Everingham Park: The revival of a lost vision of Georgian glory
Built between 1758 and 1764, Everingham Park, in the East Riding of Yorkshire, was brilliantly reinvented in the 1960s. It also possesses an opulent chapel, a triumphalist product of Catholic Emancipation. John Goodall reports on this Georgian house, home of Philip and Helen Guest. Photography by Paul Highnam for the Country Life Picture Library.


On January 5, 1758, two carpenters, Richard Bainton and James Cade, were paid £16 18s for pulling down the Old Hall of Everingham. The owner of the property, William Haggerston Constable, was soon to be married and this demolition cleared the site for a completely new family home for himself and his bride. A sketch of the old house made in the 1720s by Samuel Buck suggests a building of medieval origin adapted and regularised during the course of the 17th century. That complex evolution reflected both the deep history of the building and the tangled circumstances of the recusant Constable family, in whose hands it had descended since the late Middle Ages.
Everingham was reputedly the site of a convent founded in the 7th century by a Wessex noblewoman and saint, Everilda, at the invitation of Bishop Wilfrid. It is first securely documented, however, in the 10th century and the Domesday Survey in 1086 describes it as a possession of the Archbishops of York and tenanted by a knightly family that later assumed the toponym of Everingham.
Fig 1: The house and chapel at Everingham Park. Additions to the latter in the 1840s — demolished in the 1960s — once connected the two buildings together.
The manor then passed by marriage in 1494 to the Constables of Flamborough, who as both Catholics and Royalists were briefly deprived of their estates by Parliament in the 1650s. Their persecution continued thereafter and, in the early 18th century, Sir Marmaduke Constable, 4th Baronet, encouraged by a long-term injury from a hunting accident, spent his life in self-imposed exile.
Despite this absence, Sir Marmaduke improved the landscape at Everingham in the 1730s and early 1740s. The house had long been served by a deer park, but the setting now assumed a grander form, with an avenue, pools, walks and plantations. The absent owner worked through his estate steward and chaplain, Dom John Bede Potts, and on the advice of the antiquarian, botanist and gardener Thomas Knowlton, then in the service of the arbiter of taste and advocate of the Palladian style in architecture, Richard Boyle, 3rd Earl of Burlington, owner of the neighbouring Londesborough estate.
Fig 2: The entrance hall. Its fireplace was taken from a bedroom in the 1960s and given new panelling in 18th-century style to fit the space.
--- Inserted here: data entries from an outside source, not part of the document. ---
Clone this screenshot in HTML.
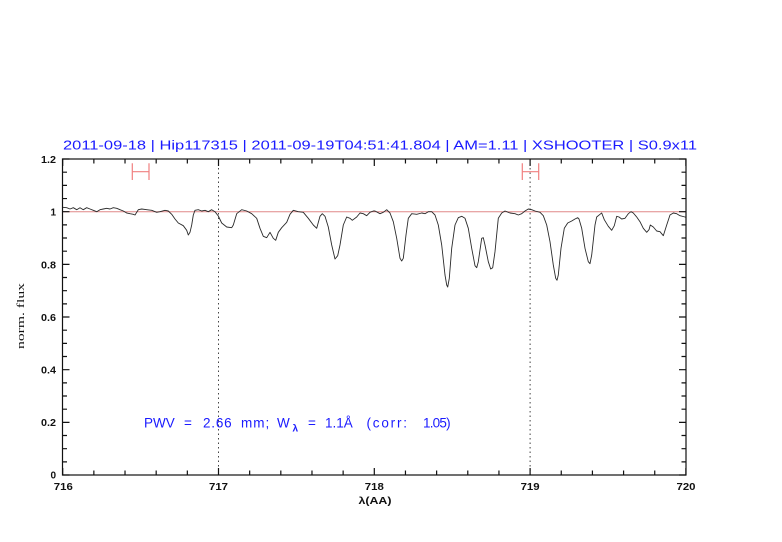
<!DOCTYPE html>
<html>
<head>
<meta charset="utf-8">
<style>
html,body{margin:0;padding:0;background:#fff;}
svg{display:block;}
</style>
</head>
<body>
<svg width="782" height="542" viewBox="0 0 782 542" xmlns="http://www.w3.org/2000/svg">
<rect width="782" height="542" fill="#fff"/>
<!-- title -->
<text x="63" y="149.5" font-family="Liberation Sans, sans-serif" font-size="12.5" fill="#1a1aff" textLength="634" lengthAdjust="spacingAndGlyphs">2011-09-18 | Hip117315 | 2011-09-19T04:51:41.804 | AM=1.11 | XSHOOTER | S0.9x11</text>

<!-- dotted verticals -->
<line x1="218.5" y1="159" x2="218.5" y2="475" stroke="#444" stroke-width="1" stroke-dasharray="1.5,3"/>
<line x1="530.1" y1="159" x2="530.1" y2="475" stroke="#444" stroke-width="1" stroke-dasharray="1.5,3"/>

<!-- continuum line -->
<line x1="62.5" y1="211.7" x2="686" y2="211.7" stroke="#e08888" stroke-width="1"/>

<!-- error bars -->
<g stroke="#f08080" stroke-width="1.2" fill="none">
<path d="M132.3 171.7H149M132.3 163.3V180M149 163.3V180"/>
<path d="M522.3 171.7H538.7M522.3 163.3V180M538.7 163.3V180"/>
</g>

<!-- spectrum -->
<polyline fill="none" stroke="#2a2a2a" stroke-width="0.9" stroke-linejoin="round" points="62.7,207.3 66.7,207.7 70,209 73.3,207.7 76.7,209.7 80,207.7 83.3,209.7 86.7,207.7 90,209 93.3,210.3 96.7,211.7 100,209.7 103.3,209 106.7,208.3 110,209 113.3,207.7 116.7,208.3 120,209.7 123.3,211 126.7,213 130,213.7 133.3,214.3 135,215 138.3,209.7 141.7,209 146.7,209.7 151.7,210.3 156.7,212.3 160,211.7 165,210.3 168.3,211 171.7,214.3 175,219 178.3,223 183.3,225.7 186.7,230.3 188.3,235 190,232.3 191.7,225 193.3,215 195,210.3 198.3,209.7 201.7,211 205,210.3 208.3,211.7 211.7,209.7 215,211.7 218.3,216 221.7,223 226.7,227 231.7,227.7 233.3,225 236.7,213.7 241.7,209.7 246.7,211 251.7,213.7 256.7,218.3 260,228.3 263.3,236.3 266.7,237.7 270,232.3 273.3,238.3 275.7,240.3 278.3,232.3 281.7,227.7 286.7,222.3 290,214.3 293.3,210.3 298.3,211.7 303.3,212.3 308.3,218.3 313.3,225 316.7,228.3 320,216.3 322.3,213.7 325,216.3 328.3,227 331.7,245 335,259 337.7,255.7 340,245 343.3,225 346.7,217 350,218.3 352.3,220.3 356.7,217 360,213 363.3,213.7 366.7,215.7 370,212.3 373.3,211 375,211 380,213.7 383.3,212.3 386.7,209.7 390,213 393.3,221.7 396.7,238.3 400,258.3 401.7,261 403.3,258.3 406,235 408.3,218.3 411.7,213.7 416.7,214.3 421.7,213 425,213.7 428.3,211.7 431.7,211.7 435,215 438.3,225 441.7,245 445,275 446.7,285 447.7,287 449.3,278.3 451.7,248.3 455,225 458.3,217.7 461.7,216.3 465,218.3 468.3,228.3 471.7,248.3 475,265.7 476.7,267.7 478.3,261.7 481.7,238.3 483.3,237.7 485,245 488.3,261.7 490.7,269 492.7,267.7 495,251.7 498.3,218.3 501.7,213 505,211 510,213 515,213.7 518.3,215 521.7,213.7 525,211 528.3,209 531.7,209.7 535,211 540,212.3 543.3,215.7 546.7,225 550,241.7 553.3,265 555.7,278.3 557,280.3 558.3,275 561,248.3 564.3,228.3 567.7,223 571.7,221 575,219 577.7,217.7 579,219 581.7,228.3 585,248.3 588.3,261.7 590,263.7 591.7,255 595,225 596.7,217 600,214.3 601.7,213 604.3,219.7 608.3,226.3 611.7,230.3 614.3,225.7 616.7,216.3 619,217 621.7,219 625,218.3 628.3,213.7 631,211.7 633.3,213 636.7,217 640,221.7 643.3,228.3 646.7,232.3 649,229.7 650.3,225 653.3,227 656.7,231 660,231.7 663.3,235.7 666.7,225 670,215 673.3,213 676.7,213.7 680,215.7 685,217 686,217.3"/>

<!-- axes box -->
<rect x="62.5" y="159" width="623.5" height="316" fill="none" stroke="#111" stroke-width="1.2"/>

<!-- ticks -->
<g stroke="#111" stroke-width="1.2" fill="none">
<path d="M62.5 475h7M62.5 461.84h4.5M62.5 448.67h4.5M62.5 435.5h4.5M62.5 422.34h7M62.5 409.18h4.5M62.5 396.01h4.5M62.5 382.85h4.5M62.5 369.68h7M62.5 356.52h4.5M62.5 343.35h4.5M62.5 330.19h4.5M62.5 317.02h7M62.5 303.86h4.5M62.5 290.69h4.5M62.5 277.53h4.5M62.5 264.36h7M62.5 251.2h4.5M62.5 238.03h4.5M62.5 224.87h4.5M62.5 211.7h7M62.5 198.54h4.5M62.5 185.37h4.5M62.5 172.21h4.5M62.5 159h7"/>
<path d="M686 475h-7M686 461.84h-4.5M686 448.67h-4.5M686 435.5h-4.5M686 422.34h-7M686 409.18h-4.5M686 396.01h-4.5M686 382.85h-4.5M686 369.68h-7M686 356.52h-4.5M686 343.35h-4.5M686 330.19h-4.5M686 317.02h-7M686 303.86h-4.5M686 290.69h-4.5M686 277.53h-4.5M686 264.36h-7M686 251.2h-4.5M686 238.03h-4.5M686 224.87h-4.5M686 211.7h-7M686 198.54h-4.5M686 185.37h-4.5M686 172.21h-4.5M686 159h-7"/>
<path d="M62.7 475v-7M93.86 475v-4.5M125.02 475v-4.5M156.18 475v-4.5M187.34 475v-4.5M218.5 475v-7M249.66 475v-4.5M280.82 475v-4.5M311.98 475v-4.5M343.14 475v-4.5M374.3 475v-7M405.46 475v-4.5M436.62 475v-4.5M467.78 475v-4.5M498.94 475v-4.5M530.1 475v-7M561.26 475v-4.5M592.42 475v-4.5M623.58 475v-4.5M654.74 475v-4.5M685.9 475v-7"/>
<path d="M62.7 159v7M93.86 159v4.5M125.02 159v4.5M156.18 159v4.5M187.34 159v4.5M218.5 159v7M249.66 159v4.5M280.82 159v4.5M311.98 159v4.5M343.14 159v4.5M374.3 159v7M405.46 159v4.5M436.62 159v4.5M467.78 159v4.5M498.94 159v4.5M530.1 159v7M561.26 159v4.5M592.42 159v4.5M623.58 159v4.5M654.74 159v4.5M685.9 159v7"/>
</g>

<!-- y tick labels -->
<g font-family="Liberation Sans, sans-serif" font-size="10" font-weight="bold" fill="#111" text-anchor="end">
<text x="56" y="478.5">0</text>
<text x="56" y="426" textLength="15" lengthAdjust="spacingAndGlyphs">0.2</text>
<text x="56" y="373.5" textLength="15" lengthAdjust="spacingAndGlyphs">0.4</text>
<text x="56" y="321" textLength="15" lengthAdjust="spacingAndGlyphs">0.6</text>
<text x="56" y="268.3" textLength="15" lengthAdjust="spacingAndGlyphs">0.8</text>
<text x="56" y="215.5">1</text>
<text x="56" y="163" textLength="15" lengthAdjust="spacingAndGlyphs">1.2</text>
</g>

<!-- x tick labels -->
<g font-family="Liberation Sans, sans-serif" font-size="10" font-weight="bold" fill="#111" text-anchor="middle">
<text x="63.3" y="490" textLength="19" lengthAdjust="spacingAndGlyphs">716</text>
<text x="218.5" y="490" textLength="19" lengthAdjust="spacingAndGlyphs">717</text>
<text x="374.3" y="490" textLength="19" lengthAdjust="spacingAndGlyphs">718</text>
<text x="530.1" y="490" textLength="19" lengthAdjust="spacingAndGlyphs">719</text>
<text x="686" y="490" textLength="19" lengthAdjust="spacingAndGlyphs">720</text>
</g>

<!-- axis labels -->
<text x="375" y="504" font-family="Liberation Sans, DejaVu Sans, sans-serif" font-size="10" font-weight="bold" fill="#111" text-anchor="middle" textLength="33" lengthAdjust="spacingAndGlyphs">λ(AA)</text>
<text transform="translate(24,316) rotate(-90)" x="0" y="0" font-family="Liberation Serif, serif" font-size="11" fill="#111" text-anchor="middle" textLength="66" lengthAdjust="spacingAndGlyphs">norm. flux</text>

<!-- PWV annotation -->
<g font-family="Liberation Sans, DejaVu Sans, sans-serif" font-size="13.5" fill="#1a1aff">
<text x="144" y="427.3">PWV</text>
<text x="184" y="427.3">=</text>
<text x="203" y="427.3" letter-spacing="0.8">2.66</text>
<text x="241" y="427.3" letter-spacing="1">mm;</text>
<text x="277" y="427.3">W</text>
<text x="292.5" y="431.5" font-size="10" font-weight="bold">λ</text>
<text x="308" y="427.3">=</text>
<text x="325" y="427.3">1.1Å</text>
<text x="366.5" y="427.3" letter-spacing="1.8">(corr:</text>
<text x="423" y="427.3" letter-spacing="-0.8">1.05)</text>
</g>
</svg>
</body>
</html>
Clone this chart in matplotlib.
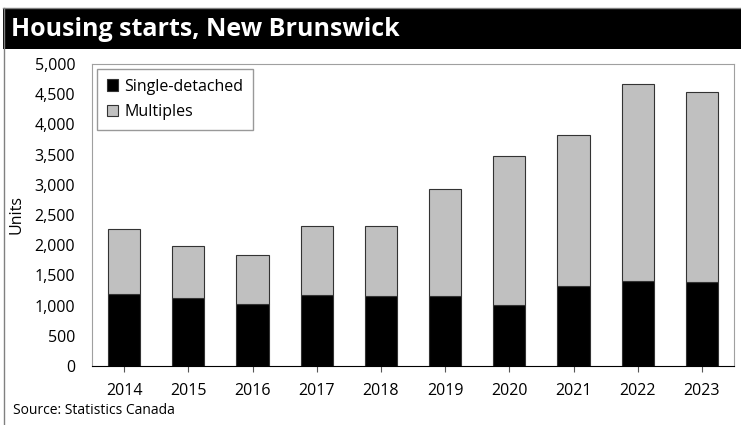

When Sir Marmaduke died in 1746, he bequeathed Everingham to his 14-year-old great nephew, William Haggerston, who, thereafter, additionally took the name Constable. Doubtless, William felt little attachment to the existing house at Everingham, but it was his forthcoming marriage 12 years later that finally prompted him to rebuild it. His wife, Winifred Maxwell, was a granddaughter of the Earl of Nithsdale and Lord of Herries, who was attainted for his part in the 1715 Jacobite Rising and subsequently made a daring escape from the Tower of London in his wife’s clothes.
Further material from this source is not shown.